Problem: Write the records out again exactly, leaving no images in.

(Rows from a dataset of charts and code)

§ §

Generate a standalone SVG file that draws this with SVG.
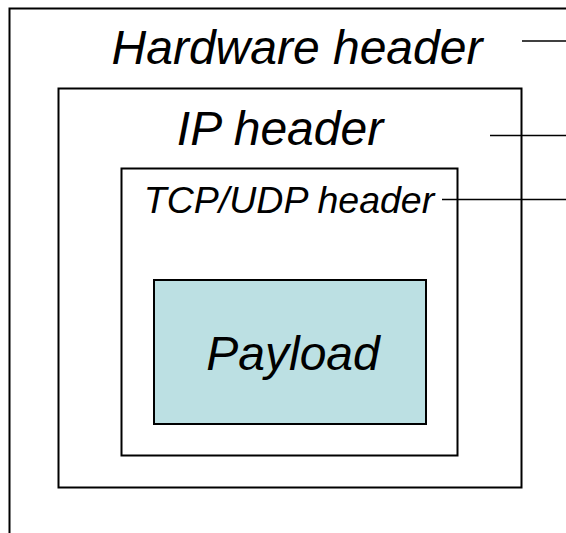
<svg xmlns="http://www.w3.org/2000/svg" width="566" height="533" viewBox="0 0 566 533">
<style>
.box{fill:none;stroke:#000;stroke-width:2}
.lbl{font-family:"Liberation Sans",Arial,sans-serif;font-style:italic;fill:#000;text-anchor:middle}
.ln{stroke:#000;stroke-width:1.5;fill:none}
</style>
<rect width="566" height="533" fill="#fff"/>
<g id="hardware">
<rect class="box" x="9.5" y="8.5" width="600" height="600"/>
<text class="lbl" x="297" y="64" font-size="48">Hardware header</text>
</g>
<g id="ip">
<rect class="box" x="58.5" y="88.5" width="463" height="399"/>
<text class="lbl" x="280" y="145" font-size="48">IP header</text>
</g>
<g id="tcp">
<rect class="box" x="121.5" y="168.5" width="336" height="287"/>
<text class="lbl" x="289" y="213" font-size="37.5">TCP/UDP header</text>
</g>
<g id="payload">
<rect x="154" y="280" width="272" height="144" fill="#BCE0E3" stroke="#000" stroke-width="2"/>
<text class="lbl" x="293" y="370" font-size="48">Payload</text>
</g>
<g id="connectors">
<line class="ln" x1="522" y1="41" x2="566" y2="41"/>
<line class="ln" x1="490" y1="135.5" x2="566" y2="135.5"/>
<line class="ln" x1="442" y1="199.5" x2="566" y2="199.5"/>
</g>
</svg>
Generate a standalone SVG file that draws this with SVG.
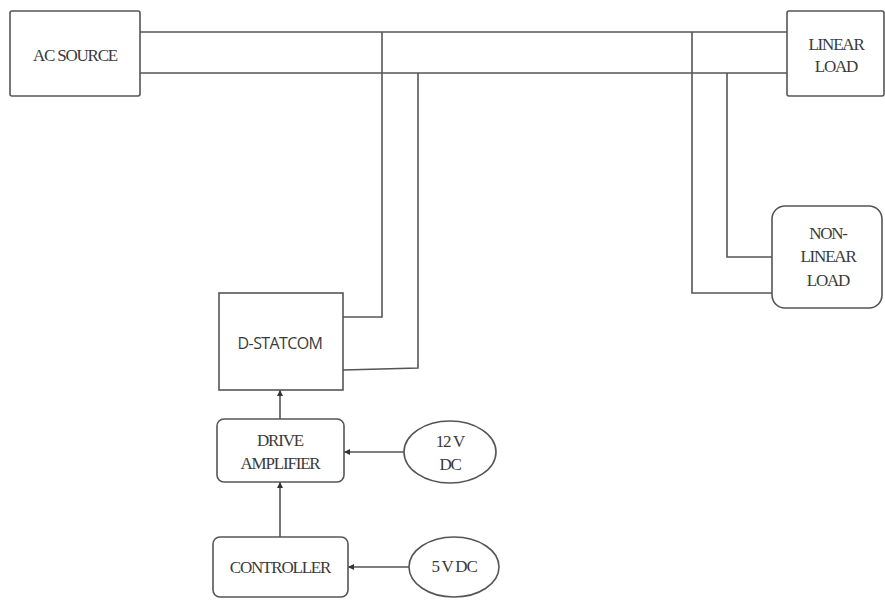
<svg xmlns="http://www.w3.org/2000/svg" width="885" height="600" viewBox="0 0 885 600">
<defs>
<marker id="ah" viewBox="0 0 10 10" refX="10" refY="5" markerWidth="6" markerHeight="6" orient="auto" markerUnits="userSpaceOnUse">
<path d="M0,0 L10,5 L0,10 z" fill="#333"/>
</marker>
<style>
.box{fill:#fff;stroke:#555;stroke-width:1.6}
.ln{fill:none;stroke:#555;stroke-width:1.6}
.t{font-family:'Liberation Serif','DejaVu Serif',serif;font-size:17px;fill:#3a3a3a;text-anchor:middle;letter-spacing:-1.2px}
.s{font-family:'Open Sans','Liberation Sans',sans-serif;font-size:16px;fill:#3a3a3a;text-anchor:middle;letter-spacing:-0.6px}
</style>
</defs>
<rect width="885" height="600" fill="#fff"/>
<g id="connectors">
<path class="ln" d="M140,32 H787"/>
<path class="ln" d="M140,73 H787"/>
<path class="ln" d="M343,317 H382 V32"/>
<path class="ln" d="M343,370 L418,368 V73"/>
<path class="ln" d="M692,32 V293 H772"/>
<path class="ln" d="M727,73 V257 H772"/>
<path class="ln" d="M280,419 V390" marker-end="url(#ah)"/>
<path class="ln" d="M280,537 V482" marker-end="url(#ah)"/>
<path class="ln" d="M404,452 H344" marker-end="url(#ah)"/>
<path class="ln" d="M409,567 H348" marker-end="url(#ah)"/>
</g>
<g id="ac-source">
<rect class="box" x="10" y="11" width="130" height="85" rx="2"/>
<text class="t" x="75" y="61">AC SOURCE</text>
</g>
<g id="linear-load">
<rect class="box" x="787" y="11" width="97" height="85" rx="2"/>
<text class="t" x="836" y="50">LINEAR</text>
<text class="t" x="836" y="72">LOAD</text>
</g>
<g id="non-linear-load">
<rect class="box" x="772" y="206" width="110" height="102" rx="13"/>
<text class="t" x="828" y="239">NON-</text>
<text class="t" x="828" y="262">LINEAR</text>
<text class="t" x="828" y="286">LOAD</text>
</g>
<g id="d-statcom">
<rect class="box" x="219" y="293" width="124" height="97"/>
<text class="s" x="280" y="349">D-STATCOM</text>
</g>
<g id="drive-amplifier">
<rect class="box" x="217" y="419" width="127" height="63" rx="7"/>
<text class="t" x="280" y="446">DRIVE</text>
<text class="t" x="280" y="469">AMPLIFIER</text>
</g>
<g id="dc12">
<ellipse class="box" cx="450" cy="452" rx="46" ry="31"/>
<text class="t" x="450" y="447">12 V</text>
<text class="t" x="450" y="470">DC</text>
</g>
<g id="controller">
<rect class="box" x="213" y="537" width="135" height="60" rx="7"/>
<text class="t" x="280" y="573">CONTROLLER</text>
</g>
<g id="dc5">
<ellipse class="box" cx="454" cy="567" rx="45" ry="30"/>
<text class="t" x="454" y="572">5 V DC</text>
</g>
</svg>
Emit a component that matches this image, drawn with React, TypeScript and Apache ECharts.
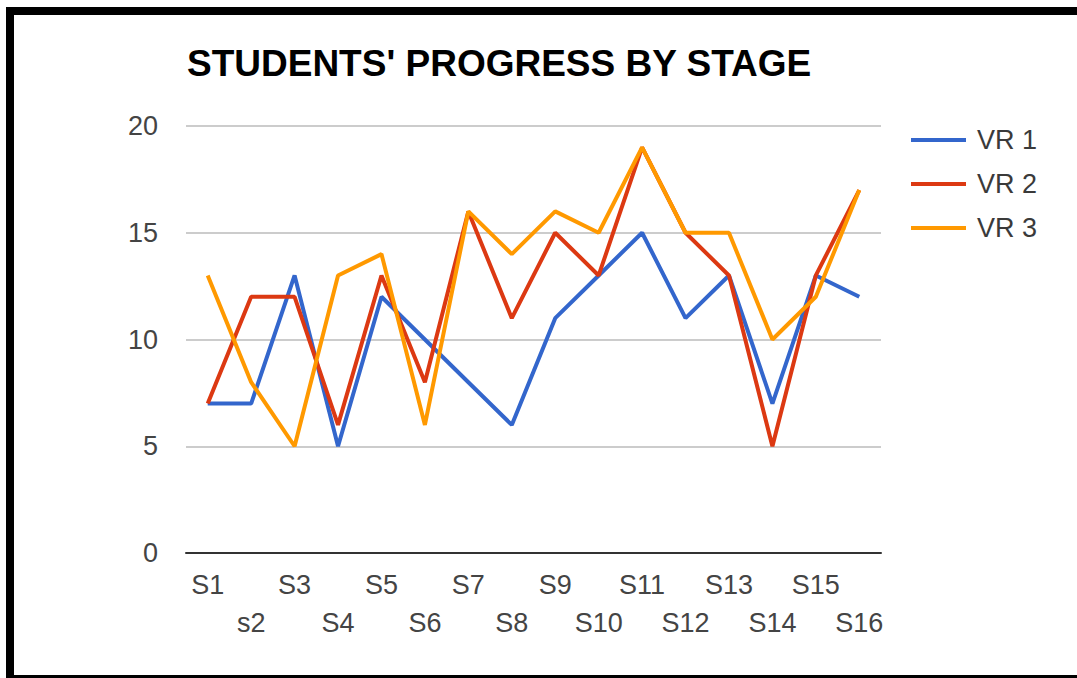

§ §

Result of the exercise:
Generate a standalone SVG file that draws this with SVG.
<svg xmlns="http://www.w3.org/2000/svg" width="566" height="533" viewBox="0 0 566 533">
<style>
.box{fill:none;stroke:#000;stroke-width:2}
.lbl{font-family:"Liberation Sans",Arial,sans-serif;font-style:italic;fill:#000;text-anchor:middle}
.ln{stroke:#000;stroke-width:1.5;fill:none}
</style>
<rect width="566" height="533" fill="#fff"/>
<g id="hardware">
<rect class="box" x="9.5" y="8.5" width="600" height="600"/>
<text class="lbl" x="297" y="64" font-size="48">Hardware header</text>
</g>
<g id="ip">
<rect class="box" x="58.5" y="88.5" width="463" height="399"/>
<text class="lbl" x="280" y="145" font-size="48">IP header</text>
</g>
<g id="tcp">
<rect class="box" x="121.5" y="168.5" width="336" height="287"/>
<text class="lbl" x="289" y="213" font-size="37.5">TCP/UDP header</text>
</g>
<g id="payload">
<rect x="154" y="280" width="272" height="144" fill="#BCE0E3" stroke="#000" stroke-width="2"/>
<text class="lbl" x="293" y="370" font-size="48">Payload</text>
</g>
<g id="connectors">
<line class="ln" x1="522" y1="41" x2="566" y2="41"/>
<line class="ln" x1="490" y1="135.5" x2="566" y2="135.5"/>
<line class="ln" x1="442" y1="199.5" x2="566" y2="199.5"/>
</g>
</svg>
Generate a standalone SVG file that draws this with SVG.
<svg xmlns="http://www.w3.org/2000/svg" width="885" height="600" viewBox="0 0 885 600">
<defs>
<marker id="ah" viewBox="0 0 10 10" refX="10" refY="5" markerWidth="6" markerHeight="6" orient="auto" markerUnits="userSpaceOnUse">
<path d="M0,0 L10,5 L0,10 z" fill="#333"/>
</marker>
<style>
.box{fill:#fff;stroke:#555;stroke-width:1.6}
.ln{fill:none;stroke:#555;stroke-width:1.6}
.t{font-family:'Liberation Serif','DejaVu Serif',serif;font-size:17px;fill:#3a3a3a;text-anchor:middle;letter-spacing:-1.2px}
.s{font-family:'Open Sans','Liberation Sans',sans-serif;font-size:16px;fill:#3a3a3a;text-anchor:middle;letter-spacing:-0.6px}
</style>
</defs>
<rect width="885" height="600" fill="#fff"/>
<g id="connectors">
<path class="ln" d="M140,32 H787"/>
<path class="ln" d="M140,73 H787"/>
<path class="ln" d="M343,317 H382 V32"/>
<path class="ln" d="M343,370 L418,368 V73"/>
<path class="ln" d="M692,32 V293 H772"/>
<path class="ln" d="M727,73 V257 H772"/>
<path class="ln" d="M280,419 V390" marker-end="url(#ah)"/>
<path class="ln" d="M280,537 V482" marker-end="url(#ah)"/>
<path class="ln" d="M404,452 H344" marker-end="url(#ah)"/>
<path class="ln" d="M409,567 H348" marker-end="url(#ah)"/>
</g>
<g id="ac-source">
<rect class="box" x="10" y="11" width="130" height="85" rx="2"/>
<text class="t" x="75" y="61">AC SOURCE</text>
</g>
<g id="linear-load">
<rect class="box" x="787" y="11" width="97" height="85" rx="2"/>
<text class="t" x="836" y="50">LINEAR</text>
<text class="t" x="836" y="72">LOAD</text>
</g>
<g id="non-linear-load">
<rect class="box" x="772" y="206" width="110" height="102" rx="13"/>
<text class="t" x="828" y="239">NON-</text>
<text class="t" x="828" y="262">LINEAR</text>
<text class="t" x="828" y="286">LOAD</text>
</g>
<g id="d-statcom">
<rect class="box" x="219" y="293" width="124" height="97"/>
<text class="s" x="280" y="349">D-STATCOM</text>
</g>
<g id="drive-amplifier">
<rect class="box" x="217" y="419" width="127" height="63" rx="7"/>
<text class="t" x="280" y="446">DRIVE</text>
<text class="t" x="280" y="469">AMPLIFIER</text>
</g>
<g id="dc12">
<ellipse class="box" cx="450" cy="452" rx="46" ry="31"/>
<text class="t" x="450" y="447">12 V</text>
<text class="t" x="450" y="470">DC</text>
</g>
<g id="controller">
<rect class="box" x="213" y="537" width="135" height="60" rx="7"/>
<text class="t" x="280" y="573">CONTROLLER</text>
</g>
<g id="dc5">
<ellipse class="box" cx="454" cy="567" rx="45" ry="30"/>
<text class="t" x="454" y="572">5 V DC</text>
</g>
</svg>
Emit a component that matches this image, drawn with React, TypeScript and Apache ECharts.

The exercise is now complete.